The steps and documentation provided by SBC had the combined effects of turning off Microsoft’s zero wireless (or whatever it’s called) setup service while not at all even remotely actually making a wireless connection via the software supplied. (Before running the software, a scan showed that our network existed–but we couldn’t actually use it.)

I figure I spent about six hours overall installing, uninstalling, reinstalling software (NONE of this was Microsoft’s fault: I lay it all at the foot of SBC’s software package) before finally finding that, by removing the SBC software (not their special browser, but their connection tools), using Microsoft’s methodology, and trying three different possibilities for what the actual WPA key *might* be, I was able to get the notebook to do something other than sit “Acquiring network access” (or something like that) for an indeterminate period. It actually connected.

Sort of: It couldn’t actually reach any internet sites. That turned out to be a Norton conflict: Norton was bundled, but wasn’t set up to autoconfigure to actually either allow IE (or anything else, *including* Norton’s own registration) to access the internet *or* to tell you something was wrong. Somehow, I fixed that. Nirvana, or at least a reduction in a frustration level that had me very nearly starting to scream (and enjoying lawnmowing, which I don’t, and the Saturday chores simply because it meant I was accomplishing something, no matter how trivial).

So she has a notebook that can access the Internet. It comes with MS Works, and I went out and purchased Works Suite (which includes the full Word, which is what she needs), which I’ll install tonight or tomorrow. I’ve installed the Epson drivers and verified that just switching a USB cable means she can use my printer/scanner (I could set it up as part of the network, but what’s the point: she could only use it that way if my PC is on, since the Epson certainly isn’t network-aware).

Oh, and we spent another 90 minutes looking for possible screen shields. We ended up with a temporary possibility, though it won’t be ready to use for another day or two (until which time the sleek Sony sits in a closet).

Total time available to work on writing, updating this weblog, or doing anything other than shopping, basic weekend chores, and fighting with idiot software (again, not MS this time): Zero.

And, of course, I’ll spend an hour or so putting the pieces together for all those rebates (two on the Compaq, one on the Sony, and a $20 rebate on MS Works Suite).

So that’s how my weekend went. I’m delighted she finally has a home computer that she wants. (She’s the more computer-literate of the household at work–where she actually uses two computers with a keyboard/display switch, because her work requires it.
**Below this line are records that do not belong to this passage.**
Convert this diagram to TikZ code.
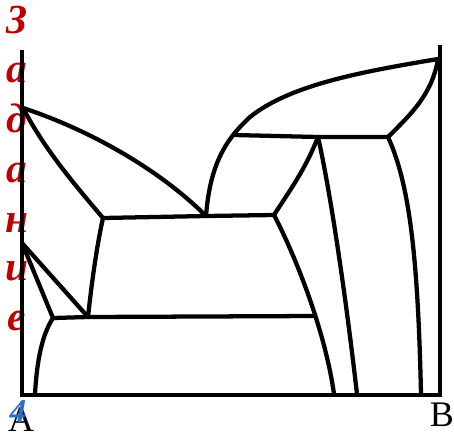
\documentclass[tikz,border=0pt]{standalone}
\usepackage{fontspec}
\setmainfont{Liberation Serif}
\definecolor{tred}{RGB}{192,0,0}
\definecolor{tblue}{RGB}{40,110,200}
\begin{document}
\begin{tikzpicture}[x=0.75pt,y=-0.75pt,
  ln/.style={line width=3.2pt,line join=round,line cap=round},
  ax/.style={line width=3.4pt},
  lett/.style={anchor=base,text=tred,font=\fontsize{31}{31}\selectfont\bfseries\itshape,inner sep=0pt},
  lab/.style={anchor=base,font=\fontsize{27}{27}\selectfont,inner sep=0pt}]
\useasboundingbox (0,0) rectangle (454,437);
% title letters
\node[lett] (l1) at (17,33) {З};
\node[lett] (l2) at (17,82) {а};
\node[lett] (l3) at (17,132) {д};
\node[lett] (l4) at (17,182) {а};
\node[lett] (l5) at (17,232) {н};
\node[lett] (l6) at (17,280) {и};
\node[lett] (l7) at (17,330) {е};
\node[lab] (la) at (21,431) {A};
\node[anchor=base,text=tblue,font=\fontsize{25}{25}\selectfont\bfseries\itshape,inner sep=0pt] (n4) at (18,422) {4};
\node[lab] (lb) at (442,426) {B};
% coordinates
\coordinate (A0) at (22,50);
\coordinate (O) at (22,395);
\coordinate (B0) at (440,395);
\coordinate (B1) at (440,45);
\coordinate (P1) at (23,108);
\coordinate (P2) at (22,243);
\coordinate (Q1) at (103,218);
\coordinate (Q2) at (206,216);
\coordinate (Q3) at (274,215);
\coordinate (R1) at (53,318);
\coordinate (R2) at (88,317);
\coordinate (R3) at (314,316);
\coordinate (S1) at (234,135);
\coordinate (S2) at (318,137);
\coordinate (S3) at (388,137);
\coordinate (T) at (438,59);
% axes
\draw[ax,line join=miter] (A0) -- (O) -- (B0) -- (B1);
% curves
\draw[ln] (P1) .. controls (90,130) and (160,170) .. (Q2);
\draw[ln] (P1) .. controls (45,150) and (75,185) .. (Q1);
\draw[ln] (Q1) -- (Q2) -- (Q3);
\draw[ln] (Q1) .. controls (97,245) and (92,280) .. (R2);
\draw[ln] (P2) -- (R1);
\draw[ln] (P2) -- (R2);
\draw[ln] (R1) -- (R2) -- (R3);
\draw[ln] (R1) .. controls (42,335) and (37,360) .. (35,394);
\draw[ln] (Q3) .. controls (295,255) and (325,330) .. (334,394);
\draw[ln] (Q2) .. controls (210,165) and (225,140) .. (250,117) .. controls (290,85) and (360,72) .. (T);
\draw[ln] (S1) -- (S2) -- (S3);
\draw[ln] (Q3) .. controls (290,190) and (305,170) .. (S2);
\draw[ln] (T) .. controls (432,95) and (410,115) .. (S3);
\draw[ln] (S2) .. controls (330,190) and (345,290) .. (357,394);
\draw[ln] (S3) .. controls (410,185) and (418,260) .. (421,394);
\end{tikzpicture}
\end{document}
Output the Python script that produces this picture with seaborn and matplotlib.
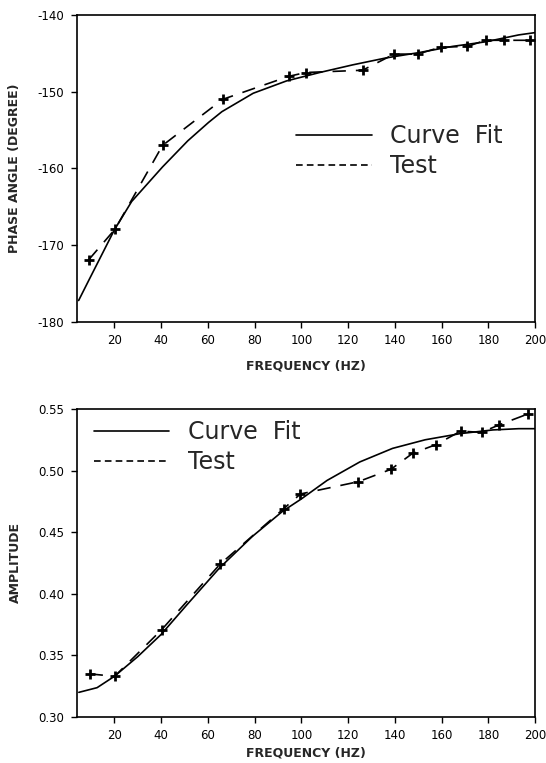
import matplotlib
matplotlib.use("Agg")
import matplotlib.pyplot as plt
import seaborn as sns
from matplotlib.lines import Line2D

# ---------------- data ----------------
# Phase angle (top panel)
phase_fit_hz = [4.7, 9, 12.5, 20, 27.4, 40.6, 51.4, 60.3, 66, 79.4, 93.6, 107.8,
                122, 136.2, 150.4, 164.6, 178.8, 193, 200]
phase_fit_deg = [-177.2, -174.6, -172.5, -168.0, -164.3, -159.8, -156.4, -154.0,
                 -152.6, -150.2, -148.6, -147.5, -146.5, -145.6, -144.9, -144.1,
                 -143.5, -142.6, -142.3]
phase_test_hz = [9.0, 20.3, 40.6, 66.3, 94.6, 101.8, 126.2, 139.7, 149.7, 159.6,
                 171.0, 178.8, 186.6, 197.8]
phase_test_deg = [-171.9, -167.9, -157.0, -151.0, -148.0, -147.5, -147.2, -145.1,
                  -145.1, -144.2, -144.1, -143.3, -143.3, -143.3]

# Amplitude (bottom panel)
amp_fit_hz = [4.8, 12.6, 20, 30, 40, 51, 65, 79, 92, 100, 111, 125, 139, 153,
              168, 182, 193, 200]
amp_fit_val = [0.320, 0.3238, 0.333, 0.349, 0.367, 0.391, 0.421, 0.4465, 0.467,
               0.477, 0.492, 0.507, 0.518, 0.525, 0.530, 0.533, 0.534, 0.534]
amp_test_hz = [9.4, 20.1, 40.3, 65.2, 92.4, 99.6, 124.4, 138.3, 147.6, 157.5,
               168.2, 177.1, 184.5, 197.0]
amp_test_val = [0.335, 0.333, 0.371, 0.424, 0.469, 0.481, 0.491, 0.501, 0.514,
                0.521, 0.532, 0.531, 0.537, 0.546]

x_ticks = [20, 40, 60, 80, 100, 120, 140, 160, 180, 200]
phase_ticks = [-180, -170, -160, -150, -140]
amp_ticks = [0.30, 0.35, 0.40, 0.45, 0.50, 0.55]
amp_tick_labels = ["0.30", "0.35", "0.40", "0.45", "0.50", "0.55"]

legend_labels = ["Curve  Fit", "Test"]
x_label = "FREQUENCY (HZ)"
phase_label = "PHASE ANGLE (DEGREE)"
amp_label = "AMPLITUDE"

# ---------------- style ----------------
sns.set_style("ticks")
plt.rcParams["font.family"] = ["DejaVu Sans"]
plt.rcParams["axes.unicode_minus"] = False

fig = plt.figure(figsize=(5.46, 7.63), dpi=100)
ax_top = fig.add_axes([0.141, 0.578, 0.839, 0.4024])
ax_bot = fig.add_axes([0.141, 0.0603, 0.839, 0.4037])


def draw(ax, fit_x, fit_y, test_x, test_y):
    sns.lineplot(x=fit_x, y=fit_y, ax=ax, color="black", lw=1.2, sort=False)
    sns.lineplot(x=test_x, y=test_y, ax=ax, color="black", lw=1.2, sort=False)
    test_line = ax.lines[-1]
    test_line.set_dashes((8, 6))
    test_line.set_marker("+")
    test_line.set_markersize(7)
    test_line.set_markeredgewidth(2.0)
    test_line.set_markeredgecolor("black")
    test_line.set_markerfacecolor("black")
    for sp in ax.spines.values():
        sp.set_visible(True)
        sp.set_linewidth(1.2)
        sp.set_color("black")
    ax.tick_params(direction="out", length=4, width=1.0, colors="black",
                   labelsize=8.5, pad=5)
    ax.set_xlim(4, 200)
    ax.set_xticks(x_ticks)
    ax.set_xlabel(x_label, fontsize=9, fontweight="bold", labelpad=9)


draw(ax_top, phase_fit_hz, phase_fit_deg, phase_test_hz, phase_test_deg)
ax_top.set_ylim(-180, -140)
ax_top.set_yticks(phase_ticks)
ax_top.set_ylabel(phase_label, fontsize=9, fontweight="bold", labelpad=12)

draw(ax_bot, amp_fit_hz, amp_fit_val, amp_test_hz, amp_test_val)
ax_bot.set_ylim(0.30, 0.55)
ax_bot.set_yticks(amp_ticks)
ax_bot.set_yticklabels(amp_tick_labels)
ax_bot.set_ylabel(amp_label, fontsize=9, fontweight="bold", labelpad=12)
ax_bot.xaxis.labelpad = 3


def make_legend(ax, anchor):
    h = [Line2D([], [], color="black", lw=1.2),
         Line2D([], [], color="black", lw=1.2, dashes=(4, 2.5))]
    ax.legend(h, legend_labels, loc="upper left", bbox_to_anchor=anchor,
              frameon=False, fontsize=17, handlelength=3.2, handletextpad=0.8,
              labelspacing=0.27, borderpad=0, borderaxespad=0)


make_legend(ax_top, (0.478, 0.645))
make_legend(ax_bot, (0.037, 0.964))

fig.savefig("out.png", dpi=100)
She just doesn’t bring that stuff home much.) Now that I’ve had occasion to use the Compaq head-on, I’m astonished at the quality of the display, particularly for such a cheapo computer. (On the other hand, I don’t know that I’ll ever get used to touchpads instead of mice, and I’m addicted to my ergonomic MS Natural keyboards, but then I already have a home computer.)

And maybe by next weekend I’ll actually have time for some writing and blogging. Maybe not: New crises can always arise.